We speak to instructional technology specialist at ACS Doha International School Chinua Mosley about why and how these devices should be managed. “Research shows that children often spend time on their mobile devices engaged in content that their parents aren’t interested in or won’t approve of. It is not just about the appropriateness of content,” Mosley says. “Media can be a problem when it becomes a replacement for physical activity, in-person interactions and engaging in hands-on activities, all of which are crucial to proper development. Research has also shown that excessive device usage can lead to speech delays and decreased emotional intelligence,” he adds.

Create a media plan
The first step is determining the amount of screen time that is appropriate for your child, select the times and locations the screen in question should not be used. For example, the device can’t be used between 7pm and 10am, and shouldn’t be used in bedrooms. “In your media plan, you should set aside some time to view your child’s chosen content with them. This would be an excellent time to bond with them, and it would help to give you an idea of what types of content they are into. Explicitly lay out your expectations. This includes your expectations for social media use and what you think is appropriate and inappropriate,” explains Mosley. Several websites are available to help guide parents through the creation of their media plan.
www.healthychildren.org.

Managing devices
“Managing devices is typically split between managing apps, managing internet usage and managing the device itself,” he says. There are various tools you can use to manage all of them simultaneously. Apple, Google and Microsoft all have free apps or systems that allow guardians to manage the content on their respective devices. Apple has multiple parental tools spread over multiple areas in the iOS landscape, these are all listed in one place. The Screen Time app on iOS 12 is ideal. apple.com/families. Google has a similar app for Android devices called Google Family Link for Parents and Microsoft devices have Microsoft Family. It comes installed on all Microsoft 10 devices. Mosley explains there are multiple ways to set it up, but the most straightforward way is to open the Microsoft Family website and send your child an invitation to your family. “They must accept your invitation before you can manage their devices. Microsoft Family users can also manage Android devices to a limited degree. You need to install and run the Microsoft Launcher on an Android device. Then you can have your child log in to the Microsoft Launcher using their managed account.” account.microsoft.com/family.

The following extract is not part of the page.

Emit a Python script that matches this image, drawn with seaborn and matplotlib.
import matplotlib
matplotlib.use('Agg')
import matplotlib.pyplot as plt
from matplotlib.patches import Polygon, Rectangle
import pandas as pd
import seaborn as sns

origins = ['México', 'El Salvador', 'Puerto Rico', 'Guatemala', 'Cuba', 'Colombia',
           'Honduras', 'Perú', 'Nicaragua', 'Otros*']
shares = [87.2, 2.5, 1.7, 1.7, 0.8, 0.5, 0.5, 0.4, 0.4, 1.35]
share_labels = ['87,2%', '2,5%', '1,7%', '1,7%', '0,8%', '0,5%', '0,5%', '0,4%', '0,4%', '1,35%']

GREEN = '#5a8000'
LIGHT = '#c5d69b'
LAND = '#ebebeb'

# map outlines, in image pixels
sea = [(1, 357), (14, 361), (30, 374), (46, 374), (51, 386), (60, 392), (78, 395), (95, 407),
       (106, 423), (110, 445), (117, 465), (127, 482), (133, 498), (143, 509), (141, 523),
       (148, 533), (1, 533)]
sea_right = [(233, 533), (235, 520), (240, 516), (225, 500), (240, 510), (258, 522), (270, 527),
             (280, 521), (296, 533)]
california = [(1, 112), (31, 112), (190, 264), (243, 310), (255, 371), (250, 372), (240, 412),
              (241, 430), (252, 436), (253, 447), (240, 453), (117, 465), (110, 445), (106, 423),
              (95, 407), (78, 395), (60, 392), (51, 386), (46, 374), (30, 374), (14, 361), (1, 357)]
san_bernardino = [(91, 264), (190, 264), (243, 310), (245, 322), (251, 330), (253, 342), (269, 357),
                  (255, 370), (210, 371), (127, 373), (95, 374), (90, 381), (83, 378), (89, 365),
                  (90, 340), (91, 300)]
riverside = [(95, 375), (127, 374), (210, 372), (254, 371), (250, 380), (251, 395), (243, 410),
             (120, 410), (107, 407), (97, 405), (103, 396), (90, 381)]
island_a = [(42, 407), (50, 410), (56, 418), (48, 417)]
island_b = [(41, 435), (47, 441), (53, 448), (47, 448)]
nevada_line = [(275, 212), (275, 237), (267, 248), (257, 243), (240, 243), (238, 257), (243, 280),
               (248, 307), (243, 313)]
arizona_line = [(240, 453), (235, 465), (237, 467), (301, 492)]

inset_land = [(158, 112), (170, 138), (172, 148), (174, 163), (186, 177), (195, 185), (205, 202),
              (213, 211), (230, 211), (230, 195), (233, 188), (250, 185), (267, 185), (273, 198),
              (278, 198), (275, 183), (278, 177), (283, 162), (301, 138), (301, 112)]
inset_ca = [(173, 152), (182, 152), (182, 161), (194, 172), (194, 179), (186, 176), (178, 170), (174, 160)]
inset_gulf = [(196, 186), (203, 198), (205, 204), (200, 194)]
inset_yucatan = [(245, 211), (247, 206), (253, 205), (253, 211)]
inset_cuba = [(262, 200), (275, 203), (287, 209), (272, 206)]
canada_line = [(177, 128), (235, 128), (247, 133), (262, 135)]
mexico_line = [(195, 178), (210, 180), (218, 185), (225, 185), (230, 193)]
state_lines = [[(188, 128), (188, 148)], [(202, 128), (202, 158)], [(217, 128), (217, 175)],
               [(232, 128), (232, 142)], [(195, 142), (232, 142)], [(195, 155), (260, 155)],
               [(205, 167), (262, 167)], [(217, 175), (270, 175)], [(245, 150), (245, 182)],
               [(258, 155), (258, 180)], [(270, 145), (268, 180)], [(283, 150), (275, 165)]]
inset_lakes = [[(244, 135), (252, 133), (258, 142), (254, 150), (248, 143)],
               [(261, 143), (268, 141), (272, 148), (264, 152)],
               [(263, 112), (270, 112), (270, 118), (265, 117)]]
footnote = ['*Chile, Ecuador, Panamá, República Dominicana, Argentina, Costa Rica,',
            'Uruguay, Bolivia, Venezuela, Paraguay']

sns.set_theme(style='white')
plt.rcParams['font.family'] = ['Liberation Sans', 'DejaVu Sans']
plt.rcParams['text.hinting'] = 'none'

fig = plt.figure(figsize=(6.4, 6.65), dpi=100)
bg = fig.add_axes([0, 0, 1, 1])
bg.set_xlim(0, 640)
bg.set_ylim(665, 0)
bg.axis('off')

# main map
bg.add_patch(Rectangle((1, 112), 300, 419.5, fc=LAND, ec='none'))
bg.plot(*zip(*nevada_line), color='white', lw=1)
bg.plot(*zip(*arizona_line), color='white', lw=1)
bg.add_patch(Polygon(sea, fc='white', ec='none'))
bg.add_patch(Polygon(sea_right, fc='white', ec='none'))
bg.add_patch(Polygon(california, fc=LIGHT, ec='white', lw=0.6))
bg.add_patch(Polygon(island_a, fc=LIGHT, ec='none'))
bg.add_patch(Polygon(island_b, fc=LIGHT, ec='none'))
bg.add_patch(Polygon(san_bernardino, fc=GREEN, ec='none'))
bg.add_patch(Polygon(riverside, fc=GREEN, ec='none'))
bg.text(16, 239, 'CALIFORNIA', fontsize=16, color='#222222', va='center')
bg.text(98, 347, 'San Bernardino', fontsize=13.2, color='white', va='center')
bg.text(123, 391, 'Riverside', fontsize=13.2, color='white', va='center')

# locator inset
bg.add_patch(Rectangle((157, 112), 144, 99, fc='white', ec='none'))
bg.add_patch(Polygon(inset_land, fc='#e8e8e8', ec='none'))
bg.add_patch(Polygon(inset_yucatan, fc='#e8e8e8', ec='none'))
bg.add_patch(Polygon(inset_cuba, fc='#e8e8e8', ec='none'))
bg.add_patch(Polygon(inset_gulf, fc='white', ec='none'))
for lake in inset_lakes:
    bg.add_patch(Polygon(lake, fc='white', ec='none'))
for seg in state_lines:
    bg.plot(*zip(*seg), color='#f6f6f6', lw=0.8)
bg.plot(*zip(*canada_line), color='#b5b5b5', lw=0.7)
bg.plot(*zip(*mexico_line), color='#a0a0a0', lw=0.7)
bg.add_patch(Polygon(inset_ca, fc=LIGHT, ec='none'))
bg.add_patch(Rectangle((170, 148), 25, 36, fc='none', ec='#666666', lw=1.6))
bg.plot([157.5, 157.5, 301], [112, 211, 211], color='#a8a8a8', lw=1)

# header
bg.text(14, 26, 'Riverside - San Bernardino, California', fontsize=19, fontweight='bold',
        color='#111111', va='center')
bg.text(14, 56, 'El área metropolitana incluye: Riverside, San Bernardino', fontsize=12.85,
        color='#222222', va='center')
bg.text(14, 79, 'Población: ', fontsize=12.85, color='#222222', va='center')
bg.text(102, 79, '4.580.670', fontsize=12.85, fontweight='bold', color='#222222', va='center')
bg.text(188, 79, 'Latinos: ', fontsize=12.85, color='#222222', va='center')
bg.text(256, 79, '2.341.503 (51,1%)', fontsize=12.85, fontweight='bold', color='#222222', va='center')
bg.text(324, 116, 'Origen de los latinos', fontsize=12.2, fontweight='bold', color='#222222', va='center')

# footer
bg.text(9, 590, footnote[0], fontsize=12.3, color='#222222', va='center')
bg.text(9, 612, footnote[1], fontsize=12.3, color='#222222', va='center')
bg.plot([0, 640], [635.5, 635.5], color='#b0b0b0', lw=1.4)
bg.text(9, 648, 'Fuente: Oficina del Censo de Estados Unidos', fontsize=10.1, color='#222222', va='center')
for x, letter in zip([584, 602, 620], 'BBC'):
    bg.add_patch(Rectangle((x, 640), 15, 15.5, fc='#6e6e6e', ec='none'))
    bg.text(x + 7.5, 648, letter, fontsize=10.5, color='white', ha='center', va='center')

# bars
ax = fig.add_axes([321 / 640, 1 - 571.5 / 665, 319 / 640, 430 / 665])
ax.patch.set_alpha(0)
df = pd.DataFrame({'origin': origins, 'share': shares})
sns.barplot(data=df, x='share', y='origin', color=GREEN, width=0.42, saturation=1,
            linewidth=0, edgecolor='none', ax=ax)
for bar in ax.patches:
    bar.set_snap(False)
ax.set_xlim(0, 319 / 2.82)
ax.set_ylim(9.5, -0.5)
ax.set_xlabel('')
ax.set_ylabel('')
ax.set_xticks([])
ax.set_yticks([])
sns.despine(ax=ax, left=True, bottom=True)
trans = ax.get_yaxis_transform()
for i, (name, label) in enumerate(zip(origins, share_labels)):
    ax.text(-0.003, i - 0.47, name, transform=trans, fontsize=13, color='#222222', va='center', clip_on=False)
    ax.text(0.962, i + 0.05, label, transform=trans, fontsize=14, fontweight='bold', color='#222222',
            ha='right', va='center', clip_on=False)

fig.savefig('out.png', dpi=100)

If you want to manage different types of devices in one place, Qustodio is a third-party management app that works with Apple, Android and Windows devices. It’s free for one device, QR200 per year for five devices and QR400 per year for ten devices.

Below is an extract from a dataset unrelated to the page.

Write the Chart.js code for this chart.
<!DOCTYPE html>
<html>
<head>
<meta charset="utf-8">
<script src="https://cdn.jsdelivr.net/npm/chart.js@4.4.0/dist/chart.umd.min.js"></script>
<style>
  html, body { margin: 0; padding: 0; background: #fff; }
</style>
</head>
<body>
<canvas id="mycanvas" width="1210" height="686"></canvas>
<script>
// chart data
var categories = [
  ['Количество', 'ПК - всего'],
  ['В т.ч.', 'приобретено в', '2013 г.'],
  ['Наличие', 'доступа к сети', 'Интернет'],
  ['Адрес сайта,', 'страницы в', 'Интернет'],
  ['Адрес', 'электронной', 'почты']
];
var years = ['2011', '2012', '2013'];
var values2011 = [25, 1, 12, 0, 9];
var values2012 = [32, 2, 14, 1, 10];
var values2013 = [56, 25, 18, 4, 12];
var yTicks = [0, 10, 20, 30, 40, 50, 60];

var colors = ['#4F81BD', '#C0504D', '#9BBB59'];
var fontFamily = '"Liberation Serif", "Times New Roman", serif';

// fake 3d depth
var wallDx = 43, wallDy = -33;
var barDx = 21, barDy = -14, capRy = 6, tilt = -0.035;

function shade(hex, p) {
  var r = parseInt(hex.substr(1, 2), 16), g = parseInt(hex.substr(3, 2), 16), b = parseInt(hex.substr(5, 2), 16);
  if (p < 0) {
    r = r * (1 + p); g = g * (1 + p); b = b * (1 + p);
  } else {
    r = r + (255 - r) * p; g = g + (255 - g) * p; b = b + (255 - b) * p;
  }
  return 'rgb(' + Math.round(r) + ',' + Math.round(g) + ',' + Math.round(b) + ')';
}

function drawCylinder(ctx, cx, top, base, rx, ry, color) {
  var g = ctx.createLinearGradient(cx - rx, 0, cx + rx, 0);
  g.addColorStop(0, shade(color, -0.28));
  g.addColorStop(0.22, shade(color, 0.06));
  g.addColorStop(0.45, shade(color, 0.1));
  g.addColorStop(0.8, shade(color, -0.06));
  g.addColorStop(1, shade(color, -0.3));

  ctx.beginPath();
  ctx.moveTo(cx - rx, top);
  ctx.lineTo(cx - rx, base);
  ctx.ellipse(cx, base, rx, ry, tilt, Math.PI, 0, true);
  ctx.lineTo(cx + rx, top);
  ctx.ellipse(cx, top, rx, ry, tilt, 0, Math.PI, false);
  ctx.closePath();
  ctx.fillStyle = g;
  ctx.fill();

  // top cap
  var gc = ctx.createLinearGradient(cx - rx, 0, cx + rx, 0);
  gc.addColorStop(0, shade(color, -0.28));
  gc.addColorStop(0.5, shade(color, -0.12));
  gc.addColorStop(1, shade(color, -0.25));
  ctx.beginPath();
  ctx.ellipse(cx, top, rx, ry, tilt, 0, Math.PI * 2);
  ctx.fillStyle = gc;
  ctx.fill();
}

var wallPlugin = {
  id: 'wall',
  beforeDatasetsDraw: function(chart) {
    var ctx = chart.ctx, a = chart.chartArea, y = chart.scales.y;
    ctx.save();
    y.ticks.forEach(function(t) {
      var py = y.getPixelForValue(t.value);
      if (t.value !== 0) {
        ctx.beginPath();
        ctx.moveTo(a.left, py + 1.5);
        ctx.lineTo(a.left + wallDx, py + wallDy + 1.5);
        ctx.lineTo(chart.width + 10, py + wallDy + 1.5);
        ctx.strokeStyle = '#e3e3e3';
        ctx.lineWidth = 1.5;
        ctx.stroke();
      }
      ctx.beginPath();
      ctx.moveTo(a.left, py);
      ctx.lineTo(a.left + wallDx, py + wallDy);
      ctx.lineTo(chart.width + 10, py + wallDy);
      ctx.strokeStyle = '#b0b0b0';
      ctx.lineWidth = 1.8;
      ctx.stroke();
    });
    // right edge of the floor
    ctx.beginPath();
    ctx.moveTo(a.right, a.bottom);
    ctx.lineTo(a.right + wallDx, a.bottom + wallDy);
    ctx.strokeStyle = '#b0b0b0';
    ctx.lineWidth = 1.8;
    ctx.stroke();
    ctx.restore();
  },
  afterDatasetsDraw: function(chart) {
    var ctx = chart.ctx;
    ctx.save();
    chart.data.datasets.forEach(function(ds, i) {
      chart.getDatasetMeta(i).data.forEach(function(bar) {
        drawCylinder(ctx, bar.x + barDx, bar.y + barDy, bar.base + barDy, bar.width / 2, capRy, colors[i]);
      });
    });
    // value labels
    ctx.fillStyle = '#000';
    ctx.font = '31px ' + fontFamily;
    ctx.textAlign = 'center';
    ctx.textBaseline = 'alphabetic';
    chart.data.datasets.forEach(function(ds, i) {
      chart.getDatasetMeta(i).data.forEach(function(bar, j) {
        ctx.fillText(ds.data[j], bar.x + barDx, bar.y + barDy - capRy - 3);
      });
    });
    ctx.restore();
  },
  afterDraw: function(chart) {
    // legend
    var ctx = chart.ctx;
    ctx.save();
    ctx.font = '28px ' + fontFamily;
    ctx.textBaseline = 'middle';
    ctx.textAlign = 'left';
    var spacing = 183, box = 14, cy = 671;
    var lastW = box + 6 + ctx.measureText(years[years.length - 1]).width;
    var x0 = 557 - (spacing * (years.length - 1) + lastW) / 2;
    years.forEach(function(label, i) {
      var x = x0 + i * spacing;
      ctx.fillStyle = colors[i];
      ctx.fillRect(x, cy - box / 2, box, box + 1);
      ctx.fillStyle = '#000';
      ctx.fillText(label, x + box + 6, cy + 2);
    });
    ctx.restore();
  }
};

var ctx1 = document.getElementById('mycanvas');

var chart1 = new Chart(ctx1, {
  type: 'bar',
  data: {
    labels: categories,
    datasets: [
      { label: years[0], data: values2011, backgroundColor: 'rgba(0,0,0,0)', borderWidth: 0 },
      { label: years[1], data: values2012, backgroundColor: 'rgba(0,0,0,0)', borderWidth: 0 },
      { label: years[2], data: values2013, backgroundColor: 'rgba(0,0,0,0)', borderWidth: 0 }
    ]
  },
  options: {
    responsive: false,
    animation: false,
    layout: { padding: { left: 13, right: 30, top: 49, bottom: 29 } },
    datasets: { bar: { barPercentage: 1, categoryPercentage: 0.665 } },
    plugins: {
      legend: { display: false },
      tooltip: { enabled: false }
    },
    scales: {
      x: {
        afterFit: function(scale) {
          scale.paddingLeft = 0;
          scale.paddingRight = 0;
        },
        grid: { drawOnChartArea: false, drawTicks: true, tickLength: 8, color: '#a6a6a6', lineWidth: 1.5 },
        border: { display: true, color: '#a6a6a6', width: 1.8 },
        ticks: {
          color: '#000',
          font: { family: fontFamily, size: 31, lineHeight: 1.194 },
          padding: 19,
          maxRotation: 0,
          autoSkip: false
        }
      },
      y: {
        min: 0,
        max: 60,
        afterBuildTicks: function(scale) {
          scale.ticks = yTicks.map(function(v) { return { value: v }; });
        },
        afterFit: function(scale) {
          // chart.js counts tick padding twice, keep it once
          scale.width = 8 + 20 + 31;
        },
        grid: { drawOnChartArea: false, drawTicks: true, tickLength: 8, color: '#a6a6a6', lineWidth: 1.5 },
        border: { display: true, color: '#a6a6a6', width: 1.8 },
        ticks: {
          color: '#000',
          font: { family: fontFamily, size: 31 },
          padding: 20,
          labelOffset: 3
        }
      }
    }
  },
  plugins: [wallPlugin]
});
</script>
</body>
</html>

Mosley says, “The devices that our children use are neither good nor bad. They’ve opened up a world of knowledge and connectedness the world has never seen before.” He adds on a concluding note, “However, they’ve also opened up a world of dangers that haven’t been seen before. Our children are reliant on our guidance and protection to make sure that they are navigating through this world properly. We should use all the tools at our disposal to ensure that that happens.”